Plotting code records
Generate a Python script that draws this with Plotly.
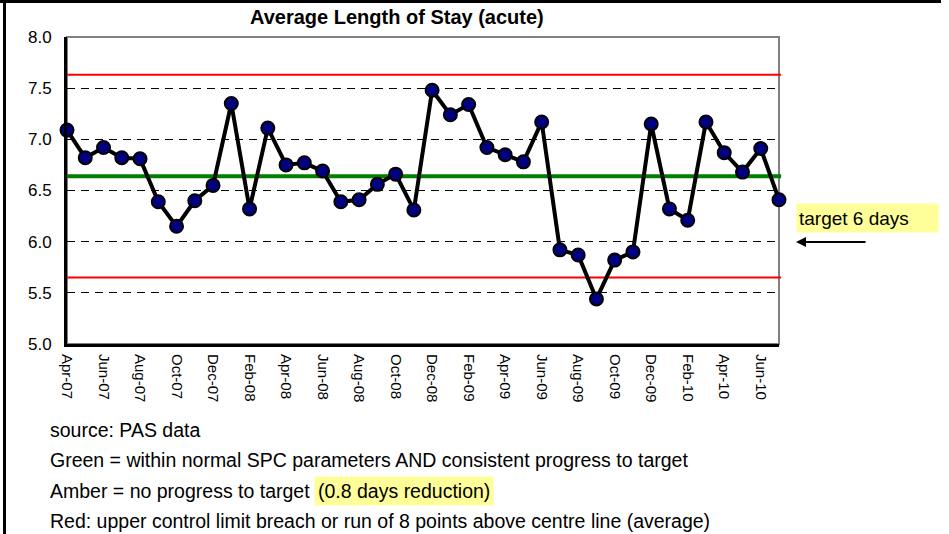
import plotly.graph_objects as go

# ---- data ----
months = ["Apr-07", "May-07", "Jun-07", "Jul-07", "Aug-07", "Sep-07", "Oct-07", "Nov-07", "Dec-07", "Jan-08",
          "Feb-08", "Mar-08", "Apr-08", "May-08", "Jun-08", "Jul-08", "Aug-08", "Sep-08", "Oct-08", "Nov-08",
          "Dec-08", "Jan-09", "Feb-09", "Mar-09", "Apr-09", "May-09", "Jun-09", "Jul-09", "Aug-09", "Sep-09",
          "Oct-09", "Nov-09", "Dec-09", "Jan-10", "Feb-10", "Mar-10", "Apr-10", "May-10", "Jun-10", "Jul-10"]
alos = [7.09, 6.82, 6.92, 6.82, 6.81, 6.39, 6.15, 6.40, 6.55, 7.35,
        6.32, 7.11, 6.75, 6.77, 6.69, 6.39, 6.41, 6.56, 6.66, 6.31,
        7.48, 7.24, 7.34, 6.92, 6.85, 6.78, 7.17, 5.92, 5.87, 5.44,
        5.82, 5.90, 7.15, 6.32, 6.21, 7.17, 6.87, 6.68, 6.91, 6.41]
tick_labels = months[::2]
centre_line = 6.64
upper_limit = 7.63
lower_limit = 5.65
y_ticks = [5.0, 5.5, 6.0, 6.5, 7.0, 7.5, 8.0]

title_text = "Average Length of Stay (acute)"
target_text = "target 6 days"
footer_lines = [
    "source: PAS data",
    "Green = within normal SPC parameters AND consistent progress to target",
    "Amber = no progress to target",
    "Red: upper control limit breach or run of 8 points above centre line (average)",
]
amber_highlight = "(0.8 days reduction)"

# ---- layout geometry (pixels) ----
W, H = 949, 534
L, R, T, B = 67, 170, 37, 190
PW, PH = W - L - R, H - T - B


def px_x(px):
    return (px - L) / PW


def px_y(py):
    return (H - B - py) / PH


ARIAL = "Liberation Sans, Arial, sans-serif"
FOOT = 19.5

fig = go.Figure()

fig.add_trace(go.Scatter(
    x=months, y=alos, mode="lines+markers",
    line=dict(color="black", width=4),
    marker=dict(color="#000080", size=13, line=dict(color="black", width=2)),
    cliponaxis=False, showlegend=False, hoverinfo="skip",
))

shapes = []
shapes.append(dict(type="rect", xref="paper", yref="paper", x0=0, x1=1, y0=0, y1=1,
                   line=dict(color="#808080", width=2), layer="below"))
for val, col, wd in [(upper_limit, "red", 2), (lower_limit, "red", 2), (centre_line, "#008000", 4)]:
    shapes.append(dict(type="line", xref="paper", yref="y", x0=0, x1=1.003, y0=val, y1=val,
                       line=dict(color=col, width=wd), layer="below"))
shapes.append(dict(type="line", xref="paper", yref="paper", x0=px_x(0), x1=px_x(941),
                   y0=px_y(1.5), y1=px_y(1.5), line=dict(color="black", width=3)))
shapes.append(dict(type="line", xref="paper", yref="paper", x0=px_x(4.5), x1=px_x(4.5),
                   y0=px_y(0), y1=px_y(534), line=dict(color="black", width=3)))

annotations = []
annotations.append(dict(text=f"<b>{title_text}</b>", xref="paper", yref="paper",
                        x=px_x(397), y=px_y(17), xanchor="center", yanchor="middle",
                        showarrow=False, font=dict(family=ARIAL, size=20, color="black")))
annotations.append(dict(text=target_text, xref="paper", yref="paper",
                        x=px_x(796), y=px_y(218), xanchor="left", yanchor="middle",
                        showarrow=False, bgcolor="#FFFF99", width=137, height=24, align="left",
                        borderpad=2, font=dict(family=ARIAL, size=19, color="black")))
annotations.append(dict(text="", xref="paper", yref="paper",
                        x=px_x(796), y=px_y(242), showarrow=True, ax=71, ay=0,
                        arrowhead=2, arrowsize=1, arrowwidth=2, arrowcolor="black"))
foot_y = [430, 460, 491, 521]
for txt, yy in zip(footer_lines, foot_y):
    annotations.append(dict(text=txt, xref="paper", yref="paper",
                            x=px_x(48), y=px_y(yy), xanchor="left", yanchor="middle",
                            showarrow=False, font=dict(family=ARIAL, size=FOOT, color="black")))
annotations.append(dict(text=amber_highlight, xref="paper", yref="paper",
                        x=px_x(314), y=px_y(491), xanchor="left", yanchor="middle",
                        showarrow=False, bgcolor="#FFFF99", borderpad=3,
                        font=dict(family=ARIAL, size=FOOT, color="black")))

fig.update_layout(
    width=W, height=H,
    margin=dict(l=L, r=R, t=T, b=B, pad=0),
    paper_bgcolor="white", plot_bgcolor="white",
    shapes=shapes, annotations=annotations,
    xaxis=dict(type="category", categoryorder="array", categoryarray=months,
               range=[0, len(months) - 1], tickmode="array", tickvals=tick_labels,
               ticktext=tick_labels, tickangle=90, showgrid=False, zeroline=False,
               showline=True, linecolor="black", linewidth=3, ticks="",
               tickfont=dict(family=ARIAL, size=15, color="black"), ticklabelstandoff=4),
    yaxis=dict(range=[5, 8], tickvals=y_ticks, ticktext=[f"{v:.1f}" for v in y_ticks],
               showgrid=True, gridcolor="black", gridwidth=1, griddash="8px,6px",
               zeroline=False, showline=True, linecolor="black", linewidth=3, ticks="",
               tickfont=dict(family=ARIAL, size=17, color="black"), ticklabelstandoff=9),
)

fig.write_html("out.html", config={"displayModeBar": False},
               post_script="document.body.style.margin='0px';")
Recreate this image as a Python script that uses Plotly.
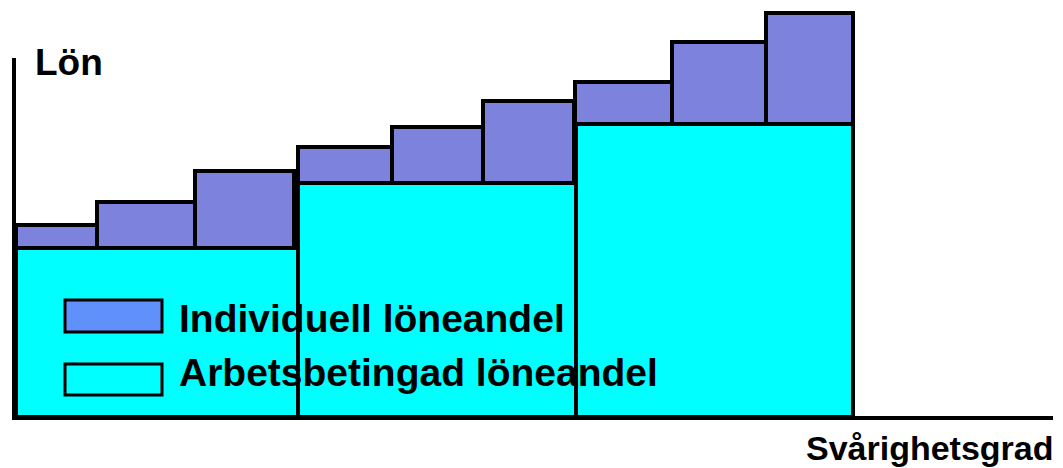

- [Job]:
Reproduce each line word for word and drop the pictures.

- [In response]:
Generate a Python script that draws this with Plotly.
import plotly.graph_objects as go

# ---- data ----
months = ["Apr-07", "May-07", "Jun-07", "Jul-07", "Aug-07", "Sep-07", "Oct-07", "Nov-07", "Dec-07", "Jan-08",
          "Feb-08", "Mar-08", "Apr-08", "May-08", "Jun-08", "Jul-08", "Aug-08", "Sep-08", "Oct-08", "Nov-08",
          "Dec-08", "Jan-09", "Feb-09", "Mar-09", "Apr-09", "May-09", "Jun-09", "Jul-09", "Aug-09", "Sep-09",
          "Oct-09", "Nov-09", "Dec-09", "Jan-10", "Feb-10", "Mar-10", "Apr-10", "May-10", "Jun-10", "Jul-10"]
alos = [7.09, 6.82, 6.92, 6.82, 6.81, 6.39, 6.15, 6.40, 6.55, 7.35,
        6.32, 7.11, 6.75, 6.77, 6.69, 6.39, 6.41, 6.56, 6.66, 6.31,
        7.48, 7.24, 7.34, 6.92, 6.85, 6.78, 7.17, 5.92, 5.87, 5.44,
        5.82, 5.90, 7.15, 6.32, 6.21, 7.17, 6.87, 6.68, 6.91, 6.41]
tick_labels = months[::2]
centre_line = 6.64
upper_limit = 7.63
lower_limit = 5.65
y_ticks = [5.0, 5.5, 6.0, 6.5, 7.0, 7.5, 8.0]

title_text = "Average Length of Stay (acute)"
target_text = "target 6 days"
footer_lines = [
    "source: PAS data",
    "Green = within normal SPC parameters AND consistent progress to target",
    "Amber = no progress to target",
    "Red: upper control limit breach or run of 8 points above centre line (average)",
]
amber_highlight = "(0.8 days reduction)"

# ---- layout geometry (pixels) ----
W, H = 949, 534
L, R, T, B = 67, 170, 37, 190
PW, PH = W - L - R, H - T - B


def px_x(px):
    return (px - L) / PW


def px_y(py):
    return (H - B - py) / PH


ARIAL = "Liberation Sans, Arial, sans-serif"
FOOT = 19.5

fig = go.Figure()

fig.add_trace(go.Scatter(
    x=months, y=alos, mode="lines+markers",
    line=dict(color="black", width=4),
    marker=dict(color="#000080", size=13, line=dict(color="black", width=2)),
    cliponaxis=False, showlegend=False, hoverinfo="skip",
))

shapes = []
shapes.append(dict(type="rect", xref="paper", yref="paper", x0=0, x1=1, y0=0, y1=1,
                   line=dict(color="#808080", width=2), layer="below"))
for val, col, wd in [(upper_limit, "red", 2), (lower_limit, "red", 2), (centre_line, "#008000", 4)]:
    shapes.append(dict(type="line", xref="paper", yref="y", x0=0, x1=1.003, y0=val, y1=val,
                       line=dict(color=col, width=wd), layer="below"))
shapes.append(dict(type="line", xref="paper", yref="paper", x0=px_x(0), x1=px_x(941),
                   y0=px_y(1.5), y1=px_y(1.5), line=dict(color="black", width=3)))
shapes.append(dict(type="line", xref="paper", yref="paper", x0=px_x(4.5), x1=px_x(4.5),
                   y0=px_y(0), y1=px_y(534), line=dict(color="black", width=3)))

annotations = []
annotations.append(dict(text=f"<b>{title_text}</b>", xref="paper", yref="paper",
                        x=px_x(397), y=px_y(17), xanchor="center", yanchor="middle",
                        showarrow=False, font=dict(family=ARIAL, size=20, color="black")))
annotations.append(dict(text=target_text, xref="paper", yref="paper",
                        x=px_x(796), y=px_y(218), xanchor="left", yanchor="middle",
                        showarrow=False, bgcolor="#FFFF99", width=137, height=24, align="left",
                        borderpad=2, font=dict(family=ARIAL, size=19, color="black")))
annotations.append(dict(text="", xref="paper", yref="paper",
                        x=px_x(796), y=px_y(242), showarrow=True, ax=71, ay=0,
                        arrowhead=2, arrowsize=1, arrowwidth=2, arrowcolor="black"))
foot_y = [430, 460, 491, 521]
for txt, yy in zip(footer_lines, foot_y):
    annotations.append(dict(text=txt, xref="paper", yref="paper",
                            x=px_x(48), y=px_y(yy), xanchor="left", yanchor="middle",
                            showarrow=False, font=dict(family=ARIAL, size=FOOT, color="black")))
annotations.append(dict(text=amber_highlight, xref="paper", yref="paper",
                        x=px_x(314), y=px_y(491), xanchor="left", yanchor="middle",
                        showarrow=False, bgcolor="#FFFF99", borderpad=3,
                        font=dict(family=ARIAL, size=FOOT, color="black")))

fig.update_layout(
    width=W, height=H,
    margin=dict(l=L, r=R, t=T, b=B, pad=0),
    paper_bgcolor="white", plot_bgcolor="white",
    shapes=shapes, annotations=annotations,
    xaxis=dict(type="category", categoryorder="array", categoryarray=months,
               range=[0, len(months) - 1], tickmode="array", tickvals=tick_labels,
               ticktext=tick_labels, tickangle=90, showgrid=False, zeroline=False,
               showline=True, linecolor="black", linewidth=3, ticks="",
               tickfont=dict(family=ARIAL, size=15, color="black"), ticklabelstandoff=4),
    yaxis=dict(range=[5, 8], tickvals=y_ticks, ticktext=[f"{v:.1f}" for v in y_ticks],
               showgrid=True, gridcolor="black", gridwidth=1, griddash="8px,6px",
               zeroline=False, showline=True, linecolor="black", linewidth=3, ticks="",
               tickfont=dict(family=ARIAL, size=17, color="black"), ticklabelstandoff=9),
)

fig.write_html("out.html", config={"displayModeBar": False},
               post_script="document.body.style.margin='0px';")
Recreate this image as a Python script that uses Plotly.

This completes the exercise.